Westminster prefers to concentrate on one drama at a time. That is why the old rule of thumb was that only one party leader could be under pressure at any given moment. Recent events have upended that convention. The Brexit vote precipitated leadership crises for more than one party. But the spectacle of the Tory leadership election has rather overshadowed the fact that Labour is having its own leadership contest.

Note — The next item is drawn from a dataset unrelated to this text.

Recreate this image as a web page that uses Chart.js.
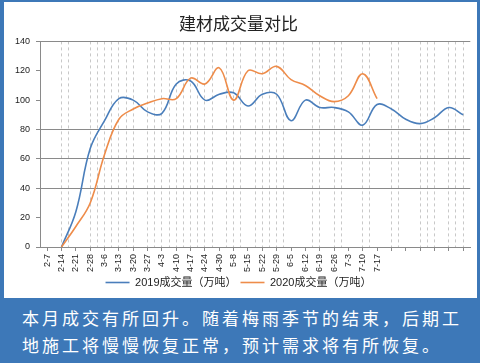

The contest between Jeremy Corbyn and Owen Smith, the party’s former work and pensions spokesman, will run all summer. In Labour circles, Corbyn is regarded as the clear favourite. Once again, the hard left appears to have succeeded in getting far more people to sign up to Labour’s registered supporter scheme than the so-called moderates have. Smith, though, is not going down without a fight. He is trying to reach out to soft Corbyn supporters by offering a manifesto far to the left of that on which Ed Miliband stood at the last election. He is promising to concentrate on equality of outcome, not opportunity, to introduce a wealth tax and to make £200 billion of investment over the next five years. He boasts that he is ‘going to be just as radical as Jeremy Corbyn’.
The hope is that by minimising the differences between him and Corbyn on policy, he can persuade the left-wing Labour selectorate that he has more chance of actually introducing these changes as he’d be both a more competent and a more electorally appealing leader of the party. Smith can do this because he knows that the moderates have nowhere else to go. They will vote for him come what may, on the grounds that almost anything is better than Corbyn continuing.
Smith’s supporters, though, are not confident of victory.